───── Supplied entries
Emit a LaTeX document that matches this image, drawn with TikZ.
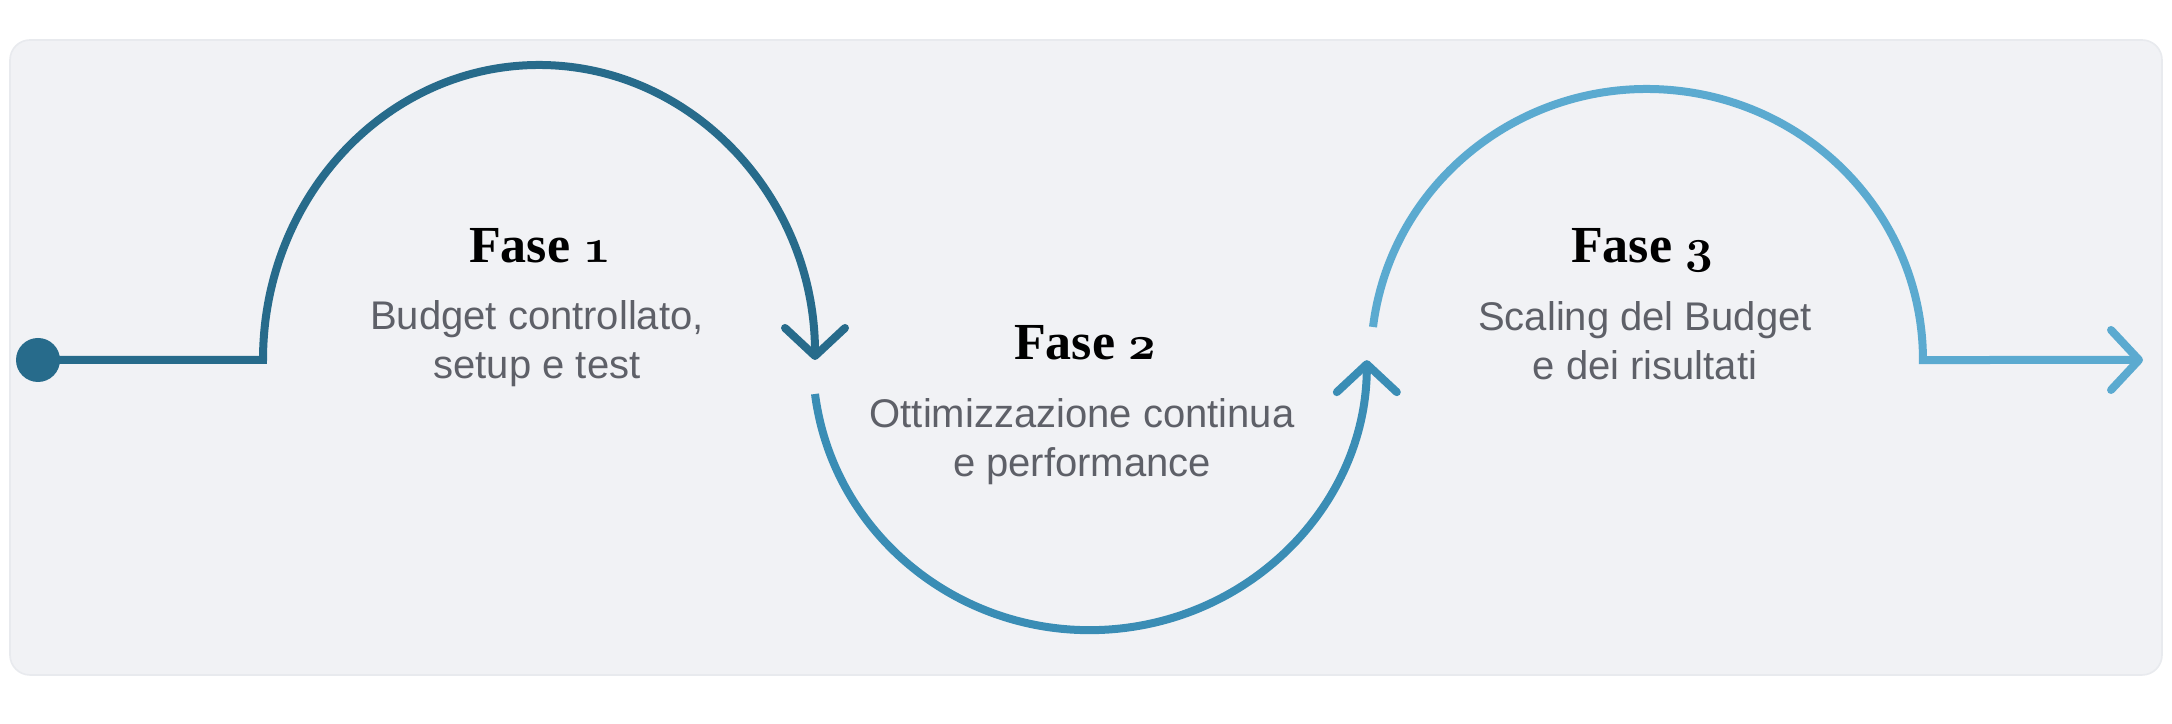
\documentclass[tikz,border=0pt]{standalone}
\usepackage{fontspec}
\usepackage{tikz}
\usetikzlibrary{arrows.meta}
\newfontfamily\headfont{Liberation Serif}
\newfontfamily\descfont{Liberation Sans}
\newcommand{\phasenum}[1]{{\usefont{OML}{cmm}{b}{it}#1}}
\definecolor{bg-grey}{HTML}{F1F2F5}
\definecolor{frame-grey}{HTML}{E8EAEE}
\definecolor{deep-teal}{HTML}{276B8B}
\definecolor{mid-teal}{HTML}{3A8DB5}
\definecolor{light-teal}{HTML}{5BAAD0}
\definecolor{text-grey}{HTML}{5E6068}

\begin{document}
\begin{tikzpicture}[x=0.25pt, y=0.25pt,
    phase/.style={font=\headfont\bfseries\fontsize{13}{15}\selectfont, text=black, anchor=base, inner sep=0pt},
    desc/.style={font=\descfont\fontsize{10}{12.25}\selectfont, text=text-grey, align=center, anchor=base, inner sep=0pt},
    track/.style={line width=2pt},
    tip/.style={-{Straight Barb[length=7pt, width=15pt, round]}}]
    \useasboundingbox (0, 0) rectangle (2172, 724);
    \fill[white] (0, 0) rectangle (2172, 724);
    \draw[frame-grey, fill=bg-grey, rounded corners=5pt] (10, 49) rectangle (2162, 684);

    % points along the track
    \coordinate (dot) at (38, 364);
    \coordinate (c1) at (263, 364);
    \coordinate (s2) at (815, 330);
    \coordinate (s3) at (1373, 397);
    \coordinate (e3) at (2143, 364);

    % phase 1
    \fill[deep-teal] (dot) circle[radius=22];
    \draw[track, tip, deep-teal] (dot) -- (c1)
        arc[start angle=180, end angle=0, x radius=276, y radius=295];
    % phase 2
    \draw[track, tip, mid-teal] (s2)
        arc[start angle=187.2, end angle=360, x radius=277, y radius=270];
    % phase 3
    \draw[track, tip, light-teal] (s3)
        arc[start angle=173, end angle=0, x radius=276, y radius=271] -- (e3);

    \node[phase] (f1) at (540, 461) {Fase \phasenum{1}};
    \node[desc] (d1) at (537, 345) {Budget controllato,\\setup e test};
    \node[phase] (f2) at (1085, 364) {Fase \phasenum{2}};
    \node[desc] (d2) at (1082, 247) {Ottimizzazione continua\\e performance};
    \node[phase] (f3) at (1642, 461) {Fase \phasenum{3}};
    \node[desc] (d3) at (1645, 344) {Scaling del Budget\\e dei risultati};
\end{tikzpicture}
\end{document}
──────────
───── Supplied entries
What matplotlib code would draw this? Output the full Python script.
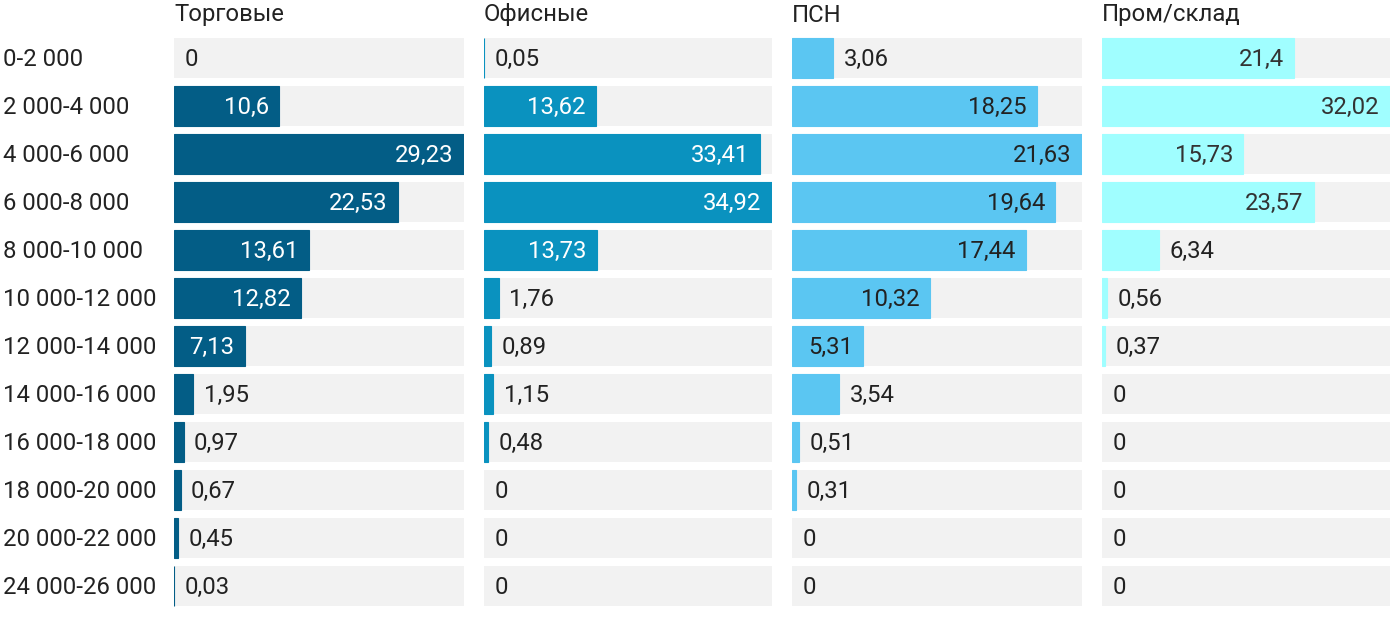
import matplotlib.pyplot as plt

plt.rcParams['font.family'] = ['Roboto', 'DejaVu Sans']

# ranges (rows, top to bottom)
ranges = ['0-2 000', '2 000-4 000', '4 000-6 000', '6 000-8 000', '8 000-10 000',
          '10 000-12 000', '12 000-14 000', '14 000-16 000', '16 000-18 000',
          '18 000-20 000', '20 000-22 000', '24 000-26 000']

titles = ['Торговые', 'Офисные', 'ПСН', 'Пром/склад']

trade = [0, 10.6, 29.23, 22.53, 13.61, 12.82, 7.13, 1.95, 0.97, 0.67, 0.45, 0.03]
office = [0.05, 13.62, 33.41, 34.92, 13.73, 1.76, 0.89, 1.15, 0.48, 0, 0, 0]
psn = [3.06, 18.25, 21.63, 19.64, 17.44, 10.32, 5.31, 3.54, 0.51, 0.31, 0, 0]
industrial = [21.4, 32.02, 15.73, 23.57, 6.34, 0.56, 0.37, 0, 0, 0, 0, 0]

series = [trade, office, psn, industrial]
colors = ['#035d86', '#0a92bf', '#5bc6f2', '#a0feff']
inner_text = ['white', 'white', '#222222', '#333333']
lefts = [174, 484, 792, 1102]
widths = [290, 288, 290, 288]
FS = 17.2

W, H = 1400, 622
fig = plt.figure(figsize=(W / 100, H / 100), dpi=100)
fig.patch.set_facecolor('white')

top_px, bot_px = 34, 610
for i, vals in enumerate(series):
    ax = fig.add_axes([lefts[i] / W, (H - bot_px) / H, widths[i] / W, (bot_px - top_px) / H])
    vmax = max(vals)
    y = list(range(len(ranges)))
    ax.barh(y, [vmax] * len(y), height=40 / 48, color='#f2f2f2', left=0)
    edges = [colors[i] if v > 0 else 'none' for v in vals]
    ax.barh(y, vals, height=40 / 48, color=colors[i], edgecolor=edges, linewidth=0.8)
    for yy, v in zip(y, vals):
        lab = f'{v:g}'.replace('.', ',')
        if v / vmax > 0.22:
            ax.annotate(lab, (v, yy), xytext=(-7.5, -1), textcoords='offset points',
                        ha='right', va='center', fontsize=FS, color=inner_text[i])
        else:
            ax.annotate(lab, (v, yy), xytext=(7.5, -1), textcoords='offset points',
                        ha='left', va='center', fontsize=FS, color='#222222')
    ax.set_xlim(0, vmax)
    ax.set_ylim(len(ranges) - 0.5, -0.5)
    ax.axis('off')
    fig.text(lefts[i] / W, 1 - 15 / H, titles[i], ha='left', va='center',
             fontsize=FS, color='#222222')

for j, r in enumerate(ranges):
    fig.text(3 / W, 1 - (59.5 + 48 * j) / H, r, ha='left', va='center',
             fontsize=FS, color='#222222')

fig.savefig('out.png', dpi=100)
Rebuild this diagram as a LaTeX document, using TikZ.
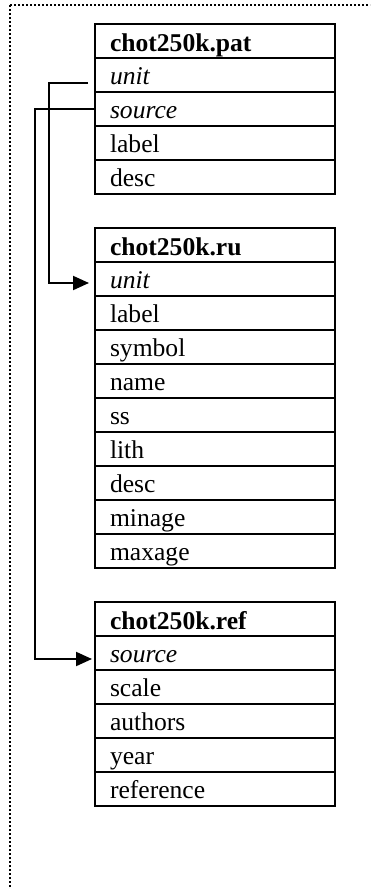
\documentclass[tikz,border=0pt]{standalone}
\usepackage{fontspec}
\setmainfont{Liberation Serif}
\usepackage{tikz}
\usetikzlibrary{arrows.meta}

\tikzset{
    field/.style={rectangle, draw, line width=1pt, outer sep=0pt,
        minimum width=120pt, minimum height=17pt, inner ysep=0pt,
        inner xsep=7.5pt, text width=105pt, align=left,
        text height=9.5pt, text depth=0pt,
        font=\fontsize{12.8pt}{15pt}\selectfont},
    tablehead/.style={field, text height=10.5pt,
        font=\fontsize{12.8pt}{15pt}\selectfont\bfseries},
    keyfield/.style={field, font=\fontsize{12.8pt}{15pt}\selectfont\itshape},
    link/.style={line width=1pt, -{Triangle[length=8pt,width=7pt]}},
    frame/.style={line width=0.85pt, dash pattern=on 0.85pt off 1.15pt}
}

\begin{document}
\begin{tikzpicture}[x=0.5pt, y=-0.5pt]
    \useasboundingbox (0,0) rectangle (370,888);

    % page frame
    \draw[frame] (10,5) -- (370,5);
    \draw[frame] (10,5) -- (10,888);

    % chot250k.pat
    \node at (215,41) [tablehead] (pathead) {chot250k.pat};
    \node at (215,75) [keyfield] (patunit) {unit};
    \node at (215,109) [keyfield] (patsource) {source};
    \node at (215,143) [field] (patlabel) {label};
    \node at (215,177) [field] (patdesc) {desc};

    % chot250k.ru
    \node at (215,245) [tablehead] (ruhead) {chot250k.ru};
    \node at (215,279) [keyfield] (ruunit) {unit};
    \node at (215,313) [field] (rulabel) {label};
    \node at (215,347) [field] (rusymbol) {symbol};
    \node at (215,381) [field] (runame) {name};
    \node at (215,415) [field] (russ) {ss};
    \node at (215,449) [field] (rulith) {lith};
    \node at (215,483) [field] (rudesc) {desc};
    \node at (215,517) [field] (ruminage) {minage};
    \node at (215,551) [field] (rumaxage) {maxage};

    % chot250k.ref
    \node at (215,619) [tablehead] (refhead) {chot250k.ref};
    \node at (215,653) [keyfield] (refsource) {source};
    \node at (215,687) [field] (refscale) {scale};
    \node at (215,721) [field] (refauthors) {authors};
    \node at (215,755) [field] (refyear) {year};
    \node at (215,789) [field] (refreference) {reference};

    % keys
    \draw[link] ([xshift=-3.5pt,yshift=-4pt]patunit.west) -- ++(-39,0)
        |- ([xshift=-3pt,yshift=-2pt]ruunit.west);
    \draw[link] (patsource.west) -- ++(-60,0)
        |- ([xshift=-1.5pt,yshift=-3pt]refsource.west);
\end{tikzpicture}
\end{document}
──────────
Problem |
Make an exact copy of the lines from the one containing "Rebuild this diagram" to the one containing "(10,5) -- (10,888);", keeping both and leaving out every picture.

Solution for this task |
Rebuild this diagram as a LaTeX document, using TikZ.
\documentclass[tikz,border=0pt]{standalone}
\usepackage{fontspec}
\setmainfont{Liberation Serif}
\usepackage{tikz}
\usetikzlibrary{arrows.meta}

\tikzset{
    field/.style={rectangle, draw, line width=1pt, outer sep=0pt,
        minimum width=120pt, minimum height=17pt, inner ysep=0pt,
        inner xsep=7.5pt, text width=105pt, align=left,
        text height=9.5pt, text depth=0pt,
        font=\fontsize{12.8pt}{15pt}\selectfont},
    tablehead/.style={field, text height=10.5pt,
        font=\fontsize{12.8pt}{15pt}\selectfont\bfseries},
    keyfield/.style={field, font=\fontsize{12.8pt}{15pt}\selectfont\itshape},
    link/.style={line width=1pt, -{Triangle[length=8pt,width=7pt]}},
    frame/.style={line width=0.85pt, dash pattern=on 0.85pt off 1.15pt}
}

\begin{document}
\begin{tikzpicture}[x=0.5pt, y=-0.5pt]
    \useasboundingbox (0,0) rectangle (370,888);

    % page frame
    \draw[frame] (10,5) -- (370,5);
    \draw[frame] (10,5) -- (10,888);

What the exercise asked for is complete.